Begin

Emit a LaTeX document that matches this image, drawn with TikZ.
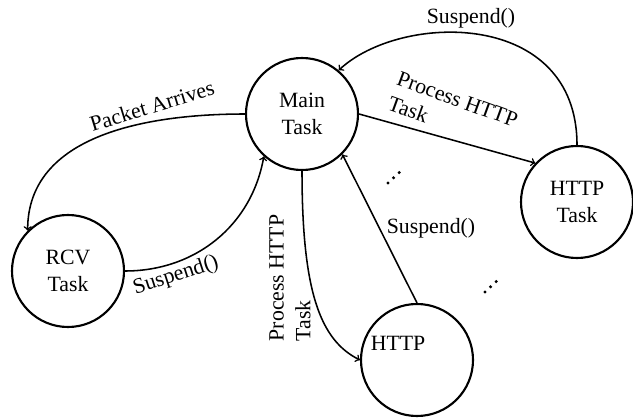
\documentclass[tikz,border=0pt]{standalone}
\usepackage{fontspec}
\setmainfont{Liberation Serif}
\usepackage{tikz}
\usetikzlibrary{arrows}
\usetikzlibrary{positioning}
\usetikzlibrary{calc}

\tikzset{
    task/.style = {circle, draw, line width=1.5pt, minimum size=2.8cm,
                   inner sep=0pt, align=center},
    flow/.style = {->, line width=1.1pt},
    lbl/.style  = {inner sep=1pt, align=left}
}

\begin{document}
\begin{tikzpicture}[font=\fontsize{15.5}{19}\selectfont]
    \useasboundingbox (0,0) rectangle (15.825,10.475);
    % the four tasks
    \node[task] (main)  at (7.55,7.625)  {Main\\Task};
    \node[task] (rcv)   at (1.7,3.7)     {RCV\\Task};
    \node[task] (http1) at (14.425,5.425) {HTTP\\Task};
    \node[task, label={[xshift=-0.475cm, yshift=0.425cm]center:HTTP}] (http2) at (10.425,1.475) {};
    % transitions
    \draw[flow] (main.west) to[out=180, in=90] (rcv.135);
    \draw[flow] (rcv.east) to[out=0, in=-100] (main.228);
    \draw[flow] (main.south) .. controls +(0,-3) and +(-1,0.5) .. (http2.west);
    \draw[flow] (http2.north) -- (main.-45);
    \draw[flow] (main.east) -- (http1.137);
    \draw[flow] (http1.north) .. controls +(0,3.4) and +(1.55,1.45) .. (main.50);
    % labels
    \node[lbl, rotate=17] (pa) at (3.8,7.825) {Packet Arrives};
    \node[lbl, rotate=18] (s1) at (4.4,3.575) {Suspend()};
    \node[lbl, rotate=90] (p2) at (7.25,3.525) {Process HTTP\\Task};
    \node[lbl] (s2) at (10.775,4.775) {Suspend()};
    \node[lbl, rotate=-20] (p1) at (11.325,7.675) {Process HTTP\\Task};
    \node[lbl] (s3) at (11.775,10.025) {Suspend()};
    % more tasks
    \foreach \x/\y in {9.7/5.9, 12.125/3.175}
        \foreach \i in {0,1,2}
            \fill (\x+\i*0.14,\y+\i*0.13) circle (1.2pt);
\end{tikzpicture}
\end{document}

End

## [Exercise task]
Skipping the pictures, transcribe each line above exactly as it appears.

## [Full output]
Emit a LaTeX document that matches this image, drawn with TikZ.
\documentclass[tikz,border=0pt]{standalone}
\usepackage{fontspec}
\setmainfont{Liberation Serif}
\usepackage{tikz}
\usetikzlibrary{arrows}
\usetikzlibrary{positioning}
\usetikzlibrary{calc}

\tikzset{
    task/.style = {circle, draw, line width=1.5pt, minimum size=2.8cm,
                   inner sep=0pt, align=center},
    flow/.style = {->, line width=1.1pt},
    lbl/.style  = {inner sep=1pt, align=left}
}

\begin{document}
\begin{tikzpicture}[font=\fontsize{15.5}{19}\selectfont]
    \useasboundingbox (0,0) rectangle (15.825,10.475);
    % the four tasks
    \node[task] (main)  at (7.55,7.625)  {Main\\Task};
    \node[task] (rcv)   at (1.7,3.7)     {RCV\\Task};
    \node[task] (http1) at (14.425,5.425) {HTTP\\Task};
    \node[task, label={[xshift=-0.475cm, yshift=0.425cm]center:HTTP}] (http2) at (10.425,1.475) {};
    % transitions
    \draw[flow] (main.west) to[out=180, in=90] (rcv.135);
    \draw[flow] (rcv.east) to[out=0, in=-100] (main.228);
    \draw[flow] (main.south) .. controls +(0,-3) and +(-1,0.5) .. (http2.west);
    \draw[flow] (http2.north) -- (main.-45);
    \draw[flow] (main.east) -- (http1.137);
    \draw[flow] (http1.north) .. controls +(0,3.4) and +(1.55,1.45) .. (main.50);
    % labels
    \node[lbl, rotate=17] (pa) at (3.8,7.825) {Packet Arrives};
    \node[lbl, rotate=18] (s1) at (4.4,3.575) {Suspend()};
    \node[lbl, rotate=90] (p2) at (7.25,3.525) {Process HTTP\\Task};
    \node[lbl] (s2) at (10.775,4.775) {Suspend()};
    \node[lbl, rotate=-20] (p1) at (11.325,7.675) {Process HTTP\\Task};
    \node[lbl] (s3) at (11.775,10.025) {Suspend()};
    % more tasks
    \foreach \x/\y in {9.7/5.9, 12.125/3.175}
        \foreach \i in {0,1,2}
            \fill (\x+\i*0.14,\y+\i*0.13) circle (1.2pt);
\end{tikzpicture}
\end{document}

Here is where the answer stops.